My friends offered consolation in three flavors: moralizing, smug, and conspiratorial. The smug ones said, "Good — you dodged a nightmare." The conspiratorial ones said, "You weren't on the list." Both versions were a soft way of rubbing me the wrong way while pretending to care. The moralizing variety had the best PR: they said I'd be better for it, as if character could be accrued like festival wristbands.

What followed was predictably petty. I announced a sober week, then negotiated who would hold my coat at tiny, earnest parties. I wrote a thinkpiece on gatekeeping that I never posted. I practiced looking uninterested in long, arduous entry processes while buying a new coat that cost too much. It was the mature thing to do: to have an aesthetic of suffering that cost money and felt expensive.

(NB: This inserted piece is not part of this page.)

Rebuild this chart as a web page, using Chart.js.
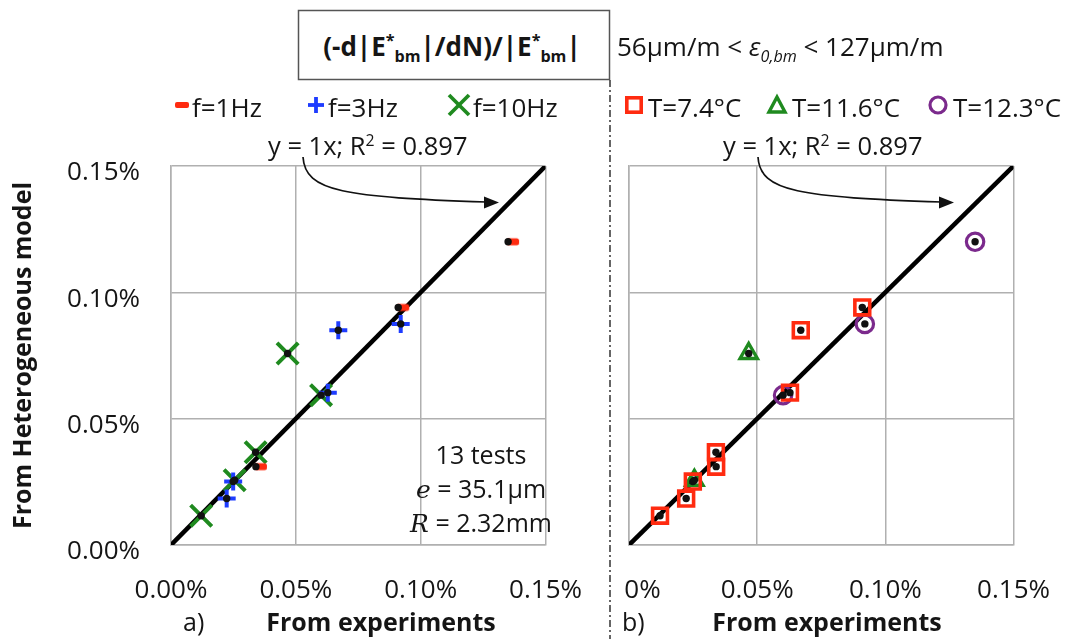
<!DOCTYPE html>
<html><head><meta charset="utf-8">
<script src="https://cdn.jsdelivr.net/npm/chart.js@4.4.1/dist/chart.umd.min.js"></script>
<style>
html,body{margin:0;padding:0;background:#fff;width:1080px;height:639px;overflow:hidden;}
#wrap{position:relative;width:1080px;height:639px;font-family:'Open Sans',sans-serif;color:#151515;}
canvas{position:absolute;top:0;}
.t{position:absolute;white-space:nowrap;line-height:1;}
.c{transform:translate(-50%,-50%);}
.l{transform:translateY(-50%);}
.b{font-weight:bold;}
sub,sup{font-size:62%;line-height:0;}
.ser{font-family:'DejaVu Serif','Liberation Serif',serif;font-style:italic;}
svg{position:absolute;left:0;top:0;pointer-events:none;}
</style></head><body>
<div id="wrap">
<canvas id="cA" width="612" height="639" style="left:0"></canvas>
<canvas id="cB" width="520" height="639" style="left:560px"></canvas>
<svg width="1080" height="639" viewBox="0 0 1080 639">
  <rect x="298.5" y="10.5" width="311" height="69" fill="#fff" stroke="#555" stroke-width="1.5"/>
  <line x1="610" y1="80" x2="610" y2="639" stroke="#333" stroke-width="1.5" stroke-dasharray="7 3 2 3"/>
  <g fill="none" stroke="#111" stroke-width="1.7">
    <path d="M303,157 C305,192 345,197 487,202"/>
    <path d="M758,157 C760,192 800,197 942,202"/>
  </g>
  <g fill="#111">
    <polygon points="499,202.5 484,196.5 484,208.5"/>
    <polygon points="954,202.5 939,196.5 939,208.5"/>
  </g>
  <g id="legendMarks"></g>
</svg>
<div class="t c b" style="left:452px;top:46px;font-size:26px;">(-d|E<sup>*</sup><sub>bm</sub>|/dN)/|E<sup>*</sup><sub>bm</sub>|</div>
<div class="t l" style="left:617px;top:46px;font-size:26px;">56μm/m &lt; <i>ε<sub>0,bm</sub></i> &lt; 127μm/m</div>
<div id="legendText"></div>
<div class="t l" style="left:268px;top:146px;font-size:25.5px;">y = 1x; R<sup>2</sup> = 0.897</div>
<div class="t l" style="left:723px;top:146px;font-size:25.5px;">y = 1x; R<sup>2</sup> = 0.897</div>
<div class="t c" style="left:481px;top:454px;font-size:25px;">13 tests</div>
<div class="t c" style="left:481px;top:489px;font-size:25px;"><span class="ser">e</span> = 35.1μm</div>
<div class="t c" style="left:481px;top:523px;font-size:25px;"><span class="ser">R</span> = 2.32mm</div>
<div class="t l" style="left:183px;top:621px;font-size:25px;">a)</div>
<div class="t c b" style="left:381px;top:621px;font-size:25px;">From experiments</div>
<div class="t l" style="left:622px;top:621px;font-size:25px;">b)</div>
<div class="t c b" style="left:827px;top:621px;font-size:25px;">From experiments</div>
</div>
<script>
// ---- data ----
const expX   = [0.135, 0.091, 0.034, 0.067, 0.092, 0.0628, 0.0249, 0.0223, 0.0467, 0.0601, 0.0339, 0.0255, 0.0121];
const modelY = [0.120, 0.094, 0.031, 0.085, 0.0875, 0.0603, 0.0251, 0.0184, 0.0758, 0.0593, 0.0367, 0.0256, 0.0116];
const freqHz = [1, 1, 1, 3, 3, 3, 3, 3, 10, 10, 10, 10, 10];
const tempC  = [12.3, 7.4, 7.4, 7.4, 12.3, 7.4, 7.4, 7.4, 11.6, 12.3, 7.4, 11.6, 7.4];
const freqValues = [1, 3, 10];
const freqLabels = ['f=1Hz', 'f=3Hz', 'f=10Hz'];
const tempValues = [7.4, 11.6, 12.3];
const tempLabels = ['T=7.4°C', 'T=11.6°C', 'T=12.3°C'];
const tickValues = [0, 0.05, 0.10, 0.15];
const leftTickLabels = ['0.00%', '0.05%', '0.10%', '0.15%'];
const rightXTickLabels = ['0%', '0.05%', '0.10%', '0.15%'];
const trendSlope = 1;
const axisMin = 0, axisMax = 0.15;

// ---- styling ----
const FONT = "'Open Sans', sans-serif";
const RED = '#ff2b10', BLUE = '#1e3cff', GREEN = '#1f8a1f', PURPLE = '#7b2a8c';
const GRID = '#b0b0b0';
const TXT = '#151515';

// red dash marker, drawn slightly right of the point (as in the reference)
const dashImg = document.createElement('canvas');
dashImg.width = 26; dashImg.height = 10;
(function () {
  const c = dashImg.getContext('2d');
  c.fillStyle = RED;
  c.beginPath();
  if (c.roundRect) c.roundRect(11, 1.5, 13, 7, 2.5); else c.rect(11, 1.5, 13, 7);
  c.fill();
})();

const allPts = expX.map((x, i) => ({x, y: modelY[i]}));
const by = (key, v) => expX.map((x, i) => i).filter(i => key[i] === v).map(i => ({x: expX[i], y: modelY[i]}));
const trend = [{x: axisMin, y: trendSlope * axisMin}, {x: axisMax, y: trendSlope * axisMax}];

const dotsDs = {label: 'model', data: allPts, order: 0, pointStyle: 'circle', pointRadius: 3.7, pointBackgroundColor: '#111', pointBorderWidth: 0};
const lineDs = {label: 'y=1x', data: trend, order: 2, showLine: true, borderColor: '#000', borderWidth: 4.5, pointRadius: 0};

const freqStyles = [
  {pointStyle: dashImg, pointRadius: 7, pointBorderWidth: 0, color: RED},
  {pointStyle: 'cross', pointRadius: 9, pointBorderWidth: 4, color: BLUE},
  {pointStyle: 'crossRot', pointRadius: 15, pointBorderWidth: 4, color: GREEN}
];
const tempStyles = [
  {pointStyle: 'rect', pointRadius: 10.5, pointBorderWidth: 3.6, color: RED},
  {pointStyle: 'triangle', pointRadius: 10, pointBorderWidth: 3.4, color: GREEN},
  {pointStyle: 'circle', pointRadius: 8.7, pointBorderWidth: 3.2, color: PURPLE}
];
const mk = (label, data, s) => ({label, data, order: 1, pointStyle: s.pointStyle, pointRadius: s.pointRadius,
  pointBorderWidth: s.pointBorderWidth, pointBorderColor: s.color, pointBackgroundColor: 'rgba(255,255,255,0)', borderColor: s.color, legendStyle: s});

function axis(opts) {
  return Object.assign({
    type: 'linear', min: axisMin, max: axisMax,
    afterBuildTicks: s => { s.ticks = tickValues.map(v => ({value: v})); },
    grid: {color: GRID, lineWidth: 1.5, drawTicks: false},
    border: {color: GRID, width: 1.5},
  }, opts);
}
const baseOpts = {responsive: false, animation: false, events: [],
  plugins: {legend: {display: false}, tooltip: {enabled: false}}};

const chartA = new Chart(document.getElementById('cA'), {
  type: 'scatter',
  data: {datasets: [dotsDs, lineDs].concat(freqValues.map((f, k) => mk(freqLabels[k], by(freqHz, f), freqStyles[k])))},
  options: Object.assign({}, baseOpts, {
    layout: {padding: {top: 166, left: 0, right: 54, bottom: 0}},
    scales: {
      x: axis({afterFit: s => { s.height = 94; },
        ticks: {font: {family: FONT, size: 26}, color: TXT, padding: 30, maxRotation: 0, autoSkip: false,
          callback: (v, i) => leftTickLabels[i]}}),
      y: axis({afterFit: s => { s.width = 171; },
        title: {display: true, text: 'From Heterogeneous model', font: {family: FONT, size: 25, weight: 'bold'}, color: TXT, padding: {top: 9, bottom: 0}},
        ticks: {font: {family: FONT, size: 26}, color: TXT, padding: 31, labelOffset: 7, autoSkip: false,
          callback: (v, i) => leftTickLabels[i]}})
    }
  })
});

const chartB = new Chart(document.getElementById('cB'), {
  type: 'scatter',
  data: {datasets: [dotsDs, lineDs].concat(tempValues.map((t, k) => mk(tempLabels[k], by(tempC, t), tempStyles[k])))},
  options: Object.assign({}, baseOpts, {
    layout: {padding: {top: 166, left: 0, right: 63, bottom: 0}},
    scales: {
      x: axis({afterFit: s => { s.height = 94; },
        ticks: {font: {family: FONT, size: 26}, color: TXT, padding: 30, maxRotation: 0, autoSkip: false,
          callback: (v, i) => (i === 0 ? '    ' : '') + rightXTickLabels[i]}}),
      y: axis({afterFit: s => { s.width = 69; }, ticks: {display: false}})
    }
  })
});

// ---- HTML legends built from the datasets ----
const NS = 'http://www.w3.org/2000/svg';
const marks = document.getElementById('legendMarks');
const ltxt = document.getElementById('legendText');
function svgEl(tag, attrs) { const e = document.createElementNS(NS, tag); for (const k in attrs) e.setAttribute(k, attrs[k]); marks.appendChild(e); }
function drawMark(style, color, cx, cy) {
  if (typeof style !== 'string') svgEl('rect', {x: cx - 7, y: cy - 3, width: 14, height: 6, rx: 2, fill: color});
  else if (style === 'cross') { svgEl('line', {x1: cx - 8, y1: cy, x2: cx + 8, y2: cy, stroke: color, 'stroke-width': 3.8}); svgEl('line', {x1: cx, y1: cy - 8, x2: cx, y2: cy + 8, stroke: color, 'stroke-width': 3.8}); }
  else if (style === 'crossRot') { svgEl('line', {x1: cx - 10, y1: cy - 10, x2: cx + 10, y2: cy + 10, stroke: color, 'stroke-width': 3.8}); svgEl('line', {x1: cx - 10, y1: cy + 10, x2: cx + 10, y2: cy - 10, stroke: color, 'stroke-width': 3.8}); }
  else if (style === 'rect') svgEl('rect', {x: cx - 7.2, y: cy - 7.2, width: 14.4, height: 14.4, fill: 'none', stroke: color, 'stroke-width': 3.6});
  else if (style === 'triangle') svgEl('polygon', {points: `${cx},${cy - 8} ${cx - 8},${cy + 7} ${cx + 8},${cy + 7}`, fill: 'none', stroke: color, 'stroke-width': 3.4});
  else if (style === 'circle') svgEl('circle', {cx, cy, r: 8, fill: 'none', stroke: color, 'stroke-width': 3.2});
}
function legend(chart, markX, textX, cy) {
  chart.data.datasets.filter(ds => ds.legendStyle).forEach((ds, k) => {
    drawMark(ds.pointStyle, ds.legendStyle.color, markX[k], cy);
    const d = document.createElement('div');
    d.className = 't l'; d.style.left = textX[k] + 'px'; d.style.top = (cy + 2) + 'px'; d.style.fontSize = '26px';
    d.textContent = ds.label; ltxt.appendChild(d);
  });
}
legend(chartA, [182, 316, 459], [192, 328, 473], 105);
legend(chartB, [634, 777, 938], [648, 792, 953], 105);
</script>
</body></html>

Here's the real lesson, blunt and unromantic: rejection at a revered door doesn't carve you into something nobler; it reveals where you wanted to be worshipped. The bouncer merely pointed that out. The rest is our work — which is to stop mistaking cultural aspiration for moral progress.

If God exists and is a velvet rope, He owes me an apology. If not, at least I have a better excuse for staying home and finally finishing that unread novel on my shelf — the one that won't judge my shoes.